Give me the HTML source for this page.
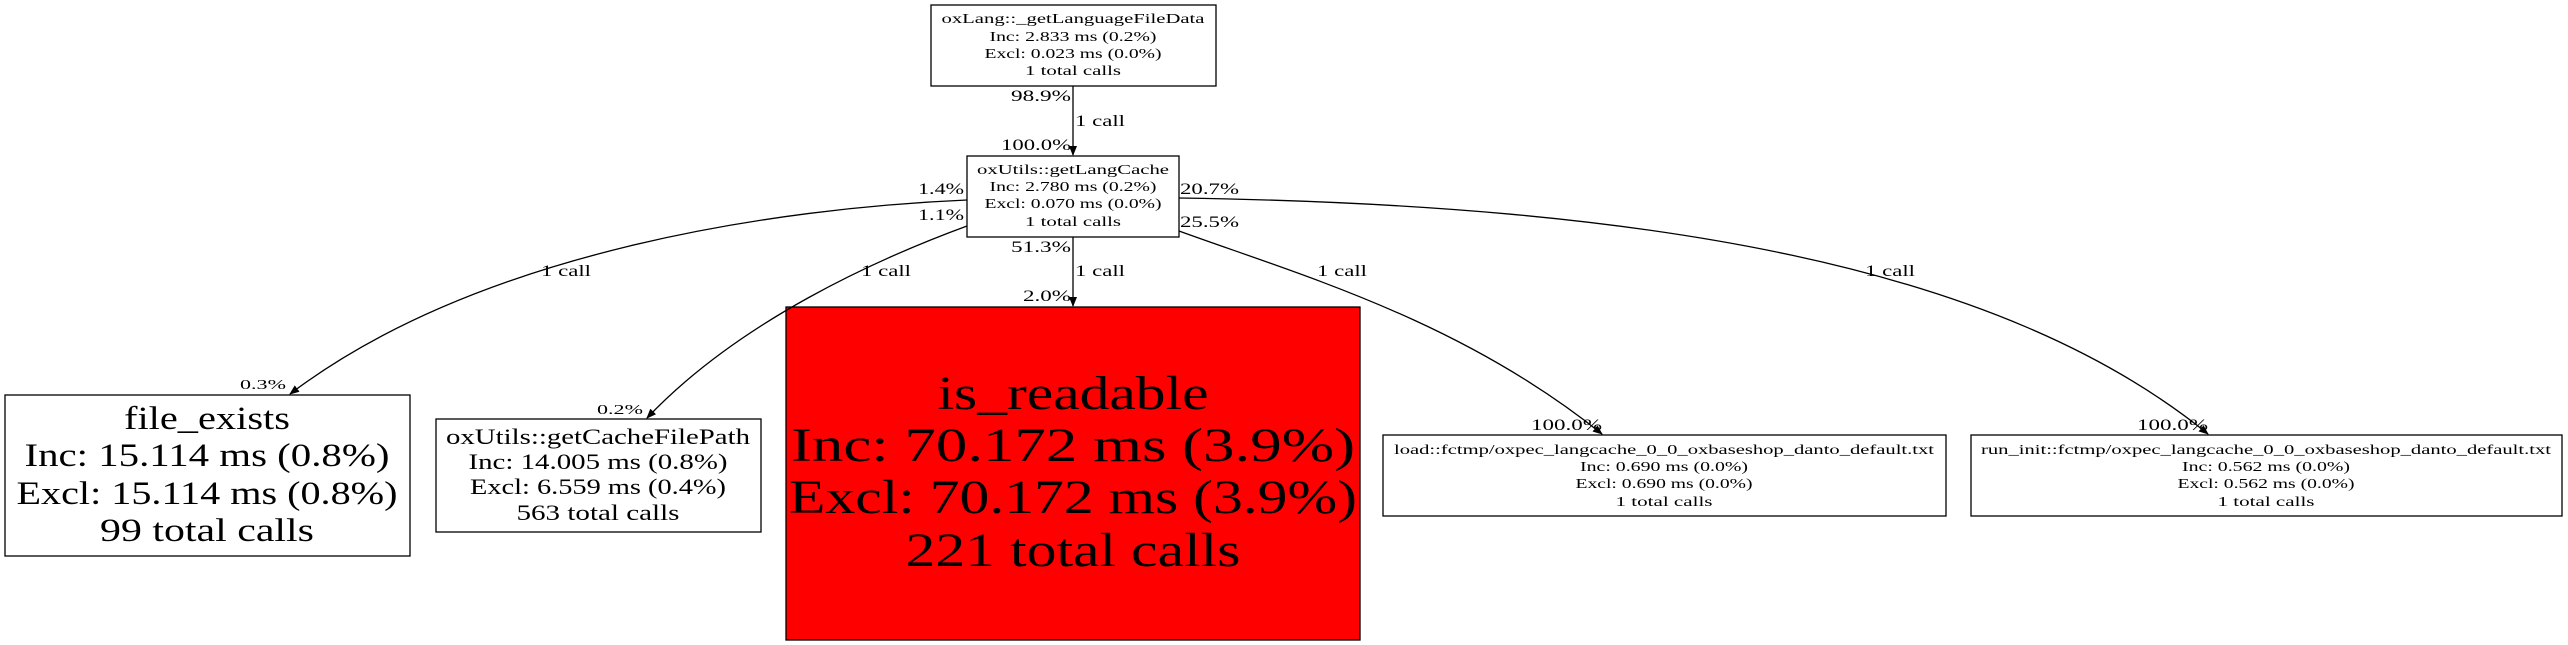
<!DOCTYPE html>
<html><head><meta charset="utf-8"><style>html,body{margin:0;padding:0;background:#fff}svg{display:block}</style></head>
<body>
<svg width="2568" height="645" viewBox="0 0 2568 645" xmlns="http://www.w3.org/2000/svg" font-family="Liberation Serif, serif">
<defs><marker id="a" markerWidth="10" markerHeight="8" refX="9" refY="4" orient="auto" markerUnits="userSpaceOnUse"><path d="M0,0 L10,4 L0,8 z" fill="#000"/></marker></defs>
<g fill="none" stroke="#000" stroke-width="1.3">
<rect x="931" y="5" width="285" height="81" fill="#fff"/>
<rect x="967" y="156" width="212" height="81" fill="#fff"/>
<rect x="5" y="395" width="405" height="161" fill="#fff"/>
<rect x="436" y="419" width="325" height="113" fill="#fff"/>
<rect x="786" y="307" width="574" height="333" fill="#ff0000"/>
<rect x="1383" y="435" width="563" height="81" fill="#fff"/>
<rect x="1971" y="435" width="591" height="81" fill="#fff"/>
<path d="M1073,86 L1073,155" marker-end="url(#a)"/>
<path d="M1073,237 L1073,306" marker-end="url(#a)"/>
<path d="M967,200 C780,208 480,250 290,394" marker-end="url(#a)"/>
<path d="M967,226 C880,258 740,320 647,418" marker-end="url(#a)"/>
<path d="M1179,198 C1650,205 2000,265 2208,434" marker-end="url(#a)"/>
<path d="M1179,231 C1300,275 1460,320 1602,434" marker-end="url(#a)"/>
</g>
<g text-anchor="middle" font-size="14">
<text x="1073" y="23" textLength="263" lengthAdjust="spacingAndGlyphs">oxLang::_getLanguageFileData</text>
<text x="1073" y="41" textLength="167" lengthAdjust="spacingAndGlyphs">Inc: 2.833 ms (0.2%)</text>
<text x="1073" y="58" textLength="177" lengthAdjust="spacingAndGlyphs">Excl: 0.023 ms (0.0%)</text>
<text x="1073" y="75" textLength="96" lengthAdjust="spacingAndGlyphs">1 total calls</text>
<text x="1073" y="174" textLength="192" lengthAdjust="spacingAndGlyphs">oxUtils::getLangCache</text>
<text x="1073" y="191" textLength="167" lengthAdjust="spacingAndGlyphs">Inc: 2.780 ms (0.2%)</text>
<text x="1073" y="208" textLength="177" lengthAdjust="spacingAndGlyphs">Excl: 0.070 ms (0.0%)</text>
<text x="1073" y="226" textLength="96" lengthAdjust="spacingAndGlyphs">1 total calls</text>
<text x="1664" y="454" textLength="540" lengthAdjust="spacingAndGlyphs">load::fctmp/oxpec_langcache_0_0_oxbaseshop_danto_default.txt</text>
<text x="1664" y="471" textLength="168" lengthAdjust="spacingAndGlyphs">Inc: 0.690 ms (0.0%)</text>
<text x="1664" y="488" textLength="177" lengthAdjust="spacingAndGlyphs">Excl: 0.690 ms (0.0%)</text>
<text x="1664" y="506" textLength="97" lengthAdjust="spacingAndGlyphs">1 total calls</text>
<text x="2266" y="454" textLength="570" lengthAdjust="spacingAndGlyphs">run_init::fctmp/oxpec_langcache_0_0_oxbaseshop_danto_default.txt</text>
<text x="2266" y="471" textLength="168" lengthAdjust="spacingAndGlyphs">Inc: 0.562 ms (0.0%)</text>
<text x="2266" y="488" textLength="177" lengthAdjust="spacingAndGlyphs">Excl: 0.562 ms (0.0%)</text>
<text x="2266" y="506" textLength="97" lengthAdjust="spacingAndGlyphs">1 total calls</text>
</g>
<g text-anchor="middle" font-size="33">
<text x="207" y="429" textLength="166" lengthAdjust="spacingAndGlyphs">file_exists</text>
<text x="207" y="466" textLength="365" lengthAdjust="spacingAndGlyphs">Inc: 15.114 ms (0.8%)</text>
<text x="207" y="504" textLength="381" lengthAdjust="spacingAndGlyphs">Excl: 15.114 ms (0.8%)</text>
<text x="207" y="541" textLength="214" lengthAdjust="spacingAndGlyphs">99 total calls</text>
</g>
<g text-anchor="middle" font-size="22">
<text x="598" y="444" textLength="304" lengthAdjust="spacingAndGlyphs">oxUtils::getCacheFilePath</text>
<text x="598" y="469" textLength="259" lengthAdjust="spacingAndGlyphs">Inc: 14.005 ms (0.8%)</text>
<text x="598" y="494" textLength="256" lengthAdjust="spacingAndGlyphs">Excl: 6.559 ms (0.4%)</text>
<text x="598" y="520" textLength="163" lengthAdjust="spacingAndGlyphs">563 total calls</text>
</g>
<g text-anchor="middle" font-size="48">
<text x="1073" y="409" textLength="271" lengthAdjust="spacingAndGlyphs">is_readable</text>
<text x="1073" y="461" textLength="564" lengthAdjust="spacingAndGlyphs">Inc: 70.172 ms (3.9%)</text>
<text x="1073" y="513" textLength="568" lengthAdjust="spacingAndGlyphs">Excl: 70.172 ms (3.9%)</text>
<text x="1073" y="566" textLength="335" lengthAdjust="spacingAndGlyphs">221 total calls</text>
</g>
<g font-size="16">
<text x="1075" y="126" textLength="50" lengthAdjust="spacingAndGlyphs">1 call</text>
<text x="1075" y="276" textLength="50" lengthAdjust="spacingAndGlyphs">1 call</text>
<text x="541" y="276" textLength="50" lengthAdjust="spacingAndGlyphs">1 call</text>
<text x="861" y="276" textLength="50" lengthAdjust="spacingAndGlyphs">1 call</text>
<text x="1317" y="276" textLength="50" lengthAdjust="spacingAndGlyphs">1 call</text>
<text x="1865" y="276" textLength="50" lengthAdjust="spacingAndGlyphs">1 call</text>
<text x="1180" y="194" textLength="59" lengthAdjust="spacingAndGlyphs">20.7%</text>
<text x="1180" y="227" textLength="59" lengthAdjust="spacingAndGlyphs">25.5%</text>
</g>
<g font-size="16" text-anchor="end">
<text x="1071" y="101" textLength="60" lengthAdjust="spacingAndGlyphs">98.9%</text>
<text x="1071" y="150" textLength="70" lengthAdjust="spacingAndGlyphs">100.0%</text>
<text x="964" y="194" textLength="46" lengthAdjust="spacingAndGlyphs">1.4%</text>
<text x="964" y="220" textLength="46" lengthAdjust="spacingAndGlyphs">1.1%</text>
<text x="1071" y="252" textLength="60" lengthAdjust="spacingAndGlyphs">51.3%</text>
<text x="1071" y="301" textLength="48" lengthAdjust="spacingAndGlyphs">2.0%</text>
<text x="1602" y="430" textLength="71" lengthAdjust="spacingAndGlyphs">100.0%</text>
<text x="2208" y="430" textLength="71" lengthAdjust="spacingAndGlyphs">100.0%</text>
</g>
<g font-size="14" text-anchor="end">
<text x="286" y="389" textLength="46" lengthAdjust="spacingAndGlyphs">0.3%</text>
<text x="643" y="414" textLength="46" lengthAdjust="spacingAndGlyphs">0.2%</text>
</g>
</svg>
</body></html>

(What the exercise asks): Leave out the pictures and output the rest of the material exactly as written.

(Answer in full):
Give me the HTML source for this page.
<!DOCTYPE html>
<html><head><meta charset="utf-8"><style>html,body{margin:0;padding:0;background:#fff}svg{display:block}</style></head>
<body>
<svg width="2568" height="645" viewBox="0 0 2568 645" xmlns="http://www.w3.org/2000/svg" font-family="Liberation Serif, serif">
<defs><marker id="a" markerWidth="10" markerHeight="8" refX="9" refY="4" orient="auto" markerUnits="userSpaceOnUse"><path d="M0,0 L10,4 L0,8 z" fill="#000"/></marker></defs>
<g fill="none" stroke="#000" stroke-width="1.3">
<rect x="931" y="5" width="285" height="81" fill="#fff"/>
<rect x="967" y="156" width="212" height="81" fill="#fff"/>
<rect x="5" y="395" width="405" height="161" fill="#fff"/>
<rect x="436" y="419" width="325" height="113" fill="#fff"/>
<rect x="786" y="307" width="574" height="333" fill="#ff0000"/>
<rect x="1383" y="435" width="563" height="81" fill="#fff"/>
<rect x="1971" y="435" width="591" height="81" fill="#fff"/>
<path d="M1073,86 L1073,155" marker-end="url(#a)"/>
<path d="M1073,237 L1073,306" marker-end="url(#a)"/>
<path d="M967,200 C780,208 480,250 290,394" marker-end="url(#a)"/>
<path d="M967,226 C880,258 740,320 647,418" marker-end="url(#a)"/>
<path d="M1179,198 C1650,205 2000,265 2208,434" marker-end="url(#a)"/>
<path d="M1179,231 C1300,275 1460,320 1602,434" marker-end="url(#a)"/>
</g>
<g text-anchor="middle" font-size="14">
<text x="1073" y="23" textLength="263" lengthAdjust="spacingAndGlyphs">oxLang::_getLanguageFileData</text>
<text x="1073" y="41" textLength="167" lengthAdjust="spacingAndGlyphs">Inc: 2.833 ms (0.2%)</text>
<text x="1073" y="58" textLength="177" lengthAdjust="spacingAndGlyphs">Excl: 0.023 ms (0.0%)</text>
<text x="1073" y="75" textLength="96" lengthAdjust="spacingAndGlyphs">1 total calls</text>
<text x="1073" y="174" textLength="192" lengthAdjust="spacingAndGlyphs">oxUtils::getLangCache</text>
<text x="1073" y="191" textLength="167" lengthAdjust="spacingAndGlyphs">Inc: 2.780 ms (0.2%)</text>
<text x="1073" y="208" textLength="177" lengthAdjust="spacingAndGlyphs">Excl: 0.070 ms (0.0%)</text>
<text x="1073" y="226" textLength="96" lengthAdjust="spacingAndGlyphs">1 total calls</text>
<text x="1664" y="454" textLength="540" lengthAdjust="spacingAndGlyphs">load::fctmp/oxpec_langcache_0_0_oxbaseshop_danto_default.txt</text>
<text x="1664" y="471" textLength="168" lengthAdjust="spacingAndGlyphs">Inc: 0.690 ms (0.0%)</text>
<text x="1664" y="488" textLength="177" lengthAdjust="spacingAndGlyphs">Excl: 0.690 ms (0.0%)</text>
<text x="1664" y="506" textLength="97" lengthAdjust="spacingAndGlyphs">1 total calls</text>
<text x="2266" y="454" textLength="570" lengthAdjust="spacingAndGlyphs">run_init::fctmp/oxpec_langcache_0_0_oxbaseshop_danto_default.txt</text>
<text x="2266" y="471" textLength="168" lengthAdjust="spacingAndGlyphs">Inc: 0.562 ms (0.0%)</text>
<text x="2266" y="488" textLength="177" lengthAdjust="spacingAndGlyphs">Excl: 0.562 ms (0.0%)</text>
<text x="2266" y="506" textLength="97" lengthAdjust="spacingAndGlyphs">1 total calls</text>
</g>
<g text-anchor="middle" font-size="33">
<text x="207" y="429" textLength="166" lengthAdjust="spacingAndGlyphs">file_exists</text>
<text x="207" y="466" textLength="365" lengthAdjust="spacingAndGlyphs">Inc: 15.114 ms (0.8%)</text>
<text x="207" y="504" textLength="381" lengthAdjust="spacingAndGlyphs">Excl: 15.114 ms (0.8%)</text>
<text x="207" y="541" textLength="214" lengthAdjust="spacingAndGlyphs">99 total calls</text>
</g>
<g text-anchor="middle" font-size="22">
<text x="598" y="444" textLength="304" lengthAdjust="spacingAndGlyphs">oxUtils::getCacheFilePath</text>
<text x="598" y="469" textLength="259" lengthAdjust="spacingAndGlyphs">Inc: 14.005 ms (0.8%)</text>
<text x="598" y="494" textLength="256" lengthAdjust="spacingAndGlyphs">Excl: 6.559 ms (0.4%)</text>
<text x="598" y="520" textLength="163" lengthAdjust="spacingAndGlyphs">563 total calls</text>
</g>
<g text-anchor="middle" font-size="48">
<text x="1073" y="409" textLength="271" lengthAdjust="spacingAndGlyphs">is_readable</text>
<text x="1073" y="461" textLength="564" lengthAdjust="spacingAndGlyphs">Inc: 70.172 ms (3.9%)</text>
<text x="1073" y="513" textLength="568" lengthAdjust="spacingAndGlyphs">Excl: 70.172 ms (3.9%)</text>
<text x="1073" y="566" textLength="335" lengthAdjust="spacingAndGlyphs">221 total calls</text>
</g>
<g font-size="16">
<text x="1075" y="126" textLength="50" lengthAdjust="spacingAndGlyphs">1 call</text>
<text x="1075" y="276" textLength="50" lengthAdjust="spacingAndGlyphs">1 call</text>
<text x="541" y="276" textLength="50" lengthAdjust="spacingAndGlyphs">1 call</text>
<text x="861" y="276" textLength="50" lengthAdjust="spacingAndGlyphs">1 call</text>
<text x="1317" y="276" textLength="50" lengthAdjust="spacingAndGlyphs">1 call</text>
<text x="1865" y="276" textLength="50" lengthAdjust="spacingAndGlyphs">1 call</text>
<text x="1180" y="194" textLength="59" lengthAdjust="spacingAndGlyphs">20.7%</text>
<text x="1180" y="227" textLength="59" lengthAdjust="spacingAndGlyphs">25.5%</text>
</g>
<g font-size="16" text-anchor="end">
<text x="1071" y="101" textLength="60" lengthAdjust="spacingAndGlyphs">98.9%</text>
<text x="1071" y="150" textLength="70" lengthAdjust="spacingAndGlyphs">100.0%</text>
<text x="964" y="194" textLength="46" lengthAdjust="spacingAndGlyphs">1.4%</text>
<text x="964" y="220" textLength="46" lengthAdjust="spacingAndGlyphs">1.1%</text>
<text x="1071" y="252" textLength="60" lengthAdjust="spacingAndGlyphs">51.3%</text>
<text x="1071" y="301" textLength="48" lengthAdjust="spacingAndGlyphs">2.0%</text>
<text x="1602" y="430" textLength="71" lengthAdjust="spacingAndGlyphs">100.0%</text>
<text x="2208" y="430" textLength="71" lengthAdjust="spacingAndGlyphs">100.0%</text>
</g>
<g font-size="14" text-anchor="end">
<text x="286" y="389" textLength="46" lengthAdjust="spacingAndGlyphs">0.3%</text>
<text x="643" y="414" textLength="46" lengthAdjust="spacingAndGlyphs">0.2%</text>
</g>
</svg>
</body></html>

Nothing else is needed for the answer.